In a 500+ page report, a Brazilian congressional committee has laid out recommendations for indictments against CZ, local executives, and those of several other crypto-related firms.
The committee in question is led by congressional deputy Ricardo Silva and recommends further investigation into the crypto platform – separate from an investigation into Binance already underway by the local regulator CVM.
Unauthorized Financial Activity Accusations
The report singles out CZ – as well as Binance Brazil executives Thiago Carvalho, Daniel Mangabeira, and Guilherme Haddad Nazar – as people to be potentially investigated for unauthorized financial activities, including the offer of unauthorized securities training, which is also the reason for CVM’s investigation.
The executives have also been accused of improper management practices.
“(Binance has) set up an opaque network of legal entities, all controlled directly or indirectly by Zhao, without defined business purpose and with no other purpose than evading compliance with the law.”
A further 45 people across multiple companies are also singled out as potential targets for government investigation.

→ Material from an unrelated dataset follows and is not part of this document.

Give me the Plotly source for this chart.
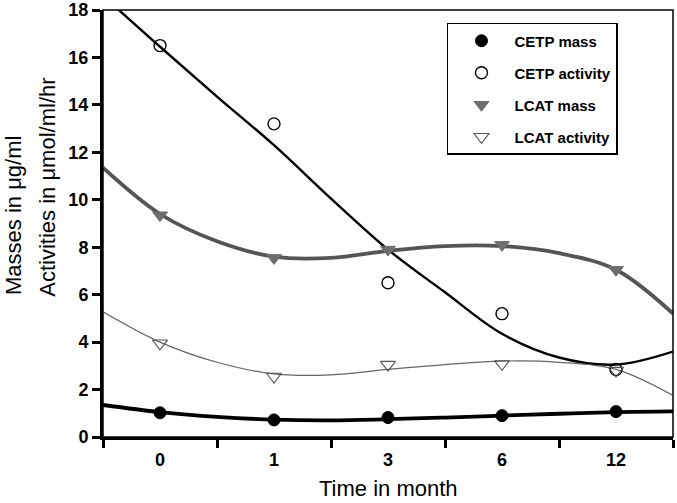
import plotly.graph_objects as go

# Categories (time in month), equally spaced on the axis
months = ["0", "1", "3", "6", "12"]

cetp_mass = [1.02, 0.72, 0.82, 0.9, 1.07]
cetp_activity = [16.5, 13.2, 6.5, 5.2, 2.85]
lcat_mass = [9.35, 7.55, 7.9, 8.1, 7.05]
lcat_activity = [3.95, 2.55, 3.05, 3.08, 2.8]

curve_pos = [-0.5, 0, 0.5, 1, 1.5, 2, 2.5, 3, 3.5, 4, 4.5]
cetp_mass_fit = [1.35, 1.05, 0.85, 0.73, 0.7, 0.75, 0.82, 0.9, 0.98, 1.05, 1.08]
cetp_activity_fit = [18.6, 16.45, 14.35, 12.3, 10.05, 7.9, 6.1, 4.35, 3.35, 3.05, 3.6]
lcat_mass_fit = [11.35, 9.4, 8.25, 7.6, 7.55, 7.85, 8.05, 8.05, 7.75, 7.05, 5.2]
lcat_activity_fit = [5.28, 4.0, 3.15, 2.66, 2.62, 2.85, 3.05, 3.2, 3.15, 2.85, 1.75]

pos = list(range(len(months)))

fig = go.Figure()

# Fitted curves
fig.add_trace(go.Scatter(x=curve_pos, y=cetp_activity_fit, mode="lines", line=dict(color="black", width=2.4, shape="spline"), showlegend=False, hoverinfo="skip"))
fig.add_trace(go.Scatter(x=curve_pos, y=lcat_mass_fit, mode="lines", line=dict(color="#555555", width=3.8, shape="spline"), showlegend=False, hoverinfo="skip"))
fig.add_trace(go.Scatter(x=curve_pos, y=lcat_activity_fit, mode="lines", line=dict(color="#666666", width=1.2, shape="spline"), showlegend=False, hoverinfo="skip"))
fig.add_trace(go.Scatter(x=curve_pos, y=cetp_mass_fit, mode="lines", line=dict(color="black", width=3.8, shape="spline"), showlegend=False, hoverinfo="skip"))

# Data points
fig.add_trace(go.Scatter(x=pos, y=cetp_mass, mode="markers", name="CETP mass", legendgroup="a",
                         marker=dict(symbol="circle", size=12, color="black", line=dict(color="black", width=1))))
fig.add_trace(go.Scatter(x=pos, y=cetp_activity, mode="markers", name="CETP activity", legendgroup="b",
                         marker=dict(symbol="circle-open", size=12, color="black", line=dict(width=1.4))))
fig.add_trace(go.Scatter(x=pos, y=lcat_mass, mode="markers", name="LCAT mass", legendgroup="c",
                         marker=dict(symbol="triangle-down", size=13, color="#6e6e6e", line=dict(color="#6e6e6e", width=1))))
fig.add_trace(go.Scatter(x=pos, y=lcat_activity, mode="markers", name="LCAT activity", legendgroup="d",
                         marker=dict(symbol="triangle-down-open", size=13, color="#555555", line=dict(width=1.1))))

font_family = "Liberation Sans, Arial, sans-serif"

fig.update_layout(
    width=677, height=503,
    margin=dict(l=103, r=4, t=10, b=66, autoexpand=False),
    paper_bgcolor="white", plot_bgcolor="white",
    font=dict(family=font_family, color="black", size=16),
    showlegend=True,
    legend=dict(
        x=0.6035, y=0.9696, xanchor="left", yanchor="top",
        bordercolor="black", borderwidth=1.5, bgcolor="white",
        font=dict(family=font_family, size=15, color="black", weight="bold"),
        tracegroupgap=9.5, traceorder="grouped",
        itemwidth=56,
    ),
    xaxis=dict(
        range=[-0.5, 4.5], tickvals=pos, ticktext=months,
        ticks="", showgrid=False, zeroline=False, automargin=False,
        showline=True, linecolor="black", linewidth=3,
        tickfont=dict(size=18, weight="bold"), ticklabelstandoff=4,
        minor=dict(tick0=-0.5, dtick=1, ticks="outside", ticklen=8, tickwidth=2.5, tickcolor="black", showgrid=False),
    ),
    yaxis=dict(
        range=[0, 18], tickvals=list(range(0, 19, 2)),
        ticks="outside", ticklen=8, tickwidth=2.5, tickcolor="black",
        showgrid=False, zeroline=False, automargin=False,
        showline=True, linecolor="black", linewidth=3,
        tickfont=dict(size=18, weight="bold"),
    ),
    shapes=[dict(type="rect", xref="paper", yref="paper", x0=0, y0=0, x1=1, y1=1,
                 line=dict(color="black", width=1.5), layer="above")],
    annotations=[
        dict(text="Masses in μg/ml", textangle=-90, xref="paper", yref="paper",
             x=-0.157, y=0.328, xanchor="center", yanchor="bottom", showarrow=False,
             font=dict(size=22, family=font_family)),
        dict(text="Activities in μmol/ml/hr", textangle=-90, xref="paper", yref="paper",
             x=-0.0965, y=0.325, xanchor="center", yanchor="bottom", showarrow=False,
             font=dict(size=22, family=font_family)),
        dict(text="Time in month", xref="paper", yref="paper",
             x=0.5, y=-0.1546, xanchor="center", yanchor="bottom", showarrow=False,
             font=dict(size=22, family=font_family)),
    ],
)

fig.write_html("out.html", config={"displayModeBar": False},
               post_script="document.body.style.margin='0';document.body.style.overflow='hidden';")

However, it’s worth noting that the recommendation has no legal backing at the moment and could very well end up completely dismissed. The report merely presents the findings of Silva’s committee to members of the Brazilian Congress. It ends with a request for a further investigation into Binance’s affairs, focusing on the financing of unsavory groups and tax dodging.
Binance Denies Wrongdoing
A spokesperson for the leading crypto exchange has already responded to the allegations. According to Bloomberg, Binance remains committed to an open discussion with Brazilian regulators and denies any wrongdoing.
“We went to great lengths to actively collaborate with the committee. (We) strongly reject any attempts to make Binance a target or even to expose its users and employees with allegations of bad practices without any proof, amid competitive disputes given the company’s leadership position in Brazil and in the world.”
Although Binance has so far remained unshaken in its disputes with two separate U.S. regulators – as well as watchdogs in Belgium and other countries, the platform is beginning to feel the strain of regulatory pressure combined with lukewarm market conditions.
In recent days, Binance has returned to Belgium, exited the Russian market completely after selling local assets to CommEx, and performed maintenance on several trading pairs in a bid to ensure constant market quality.